Hello p0box4, Is there an issue with paper trading? Every trader is at different stages in life. Not everyone has earned the right to trade with real money. Therefore, we stay in paper trading until we get consistency.
Hello p0box4, Is there an issue (e.g., is it bad) with risking (stop loss) $500 to gain reward of $100 (profit target) in trading? Thanks
I FORGET TO THANK YOU.......for encouraging an 63 old idiot, who with one foot in the grave is tryin to learn to trade. people like who give such constructive advice is what makes ET great. i have told Baron to give a huge reward for such self less service
no it means i have spent 2 days .......that means a lot...i am only trading to kill time and not lose money so sim is the best way
Hello padutrader, Do not listen to this people discouraging you or talking negative about you trading SIM. And never forget what Buffet says below. They will not be around when your live account goes in drawdown by $X,XXX to $XX, XXXX because of the rush "you gotta trade real money" quote You are winning, because you are have not lost nothing. So great job to me.
Of course there are no issues with paper trading. However trading is all about consistency. 2 days of trading does not give a reliable track record. I think Padu has proved that by now, maybe a 100 times. Every time he has been profitable on demo or with a live account for 2 days he thinks he reinvented the wheel, yet a few days later he blows his account. I would say that is the issue, specially when the trader has been making those exact same mistakes over and over again for 13 years. He keeps making the same mistakes yet is expecting a different outcome.
How many times in the past have you been profitable for a day or 2? How long did that profitability last? Never long. So i would expect you to know by now that a track record of 2 days isn't reliable.
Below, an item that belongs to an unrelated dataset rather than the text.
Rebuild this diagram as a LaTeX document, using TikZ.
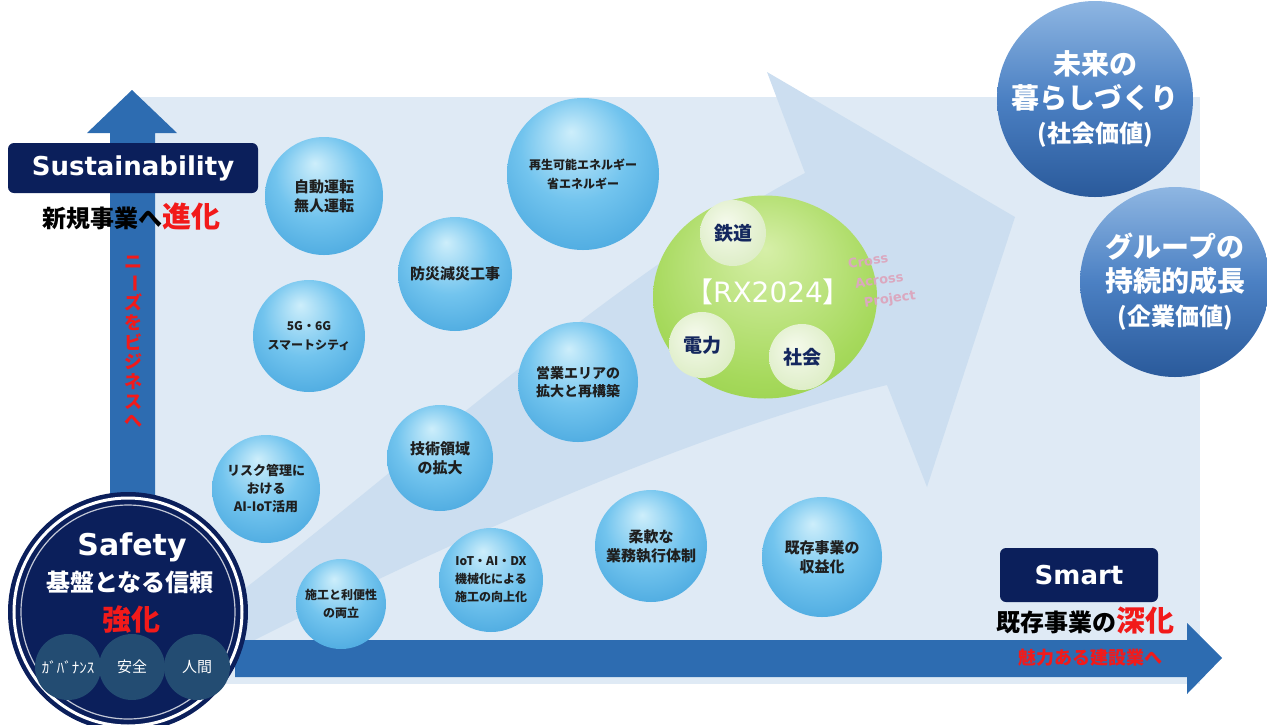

Unfortunately you keep thinking you reinvented the wheel every other few weeks when you made some profits for 2 days, only to blow your account a few days later. I am not really sure in what universe that means a lot, but i know it isn't ours.
If your average risk to reward is $500 to $100 you need at least 85% success rate to just be break even, including slippage and commissions. So yes, i would say that is quite bad.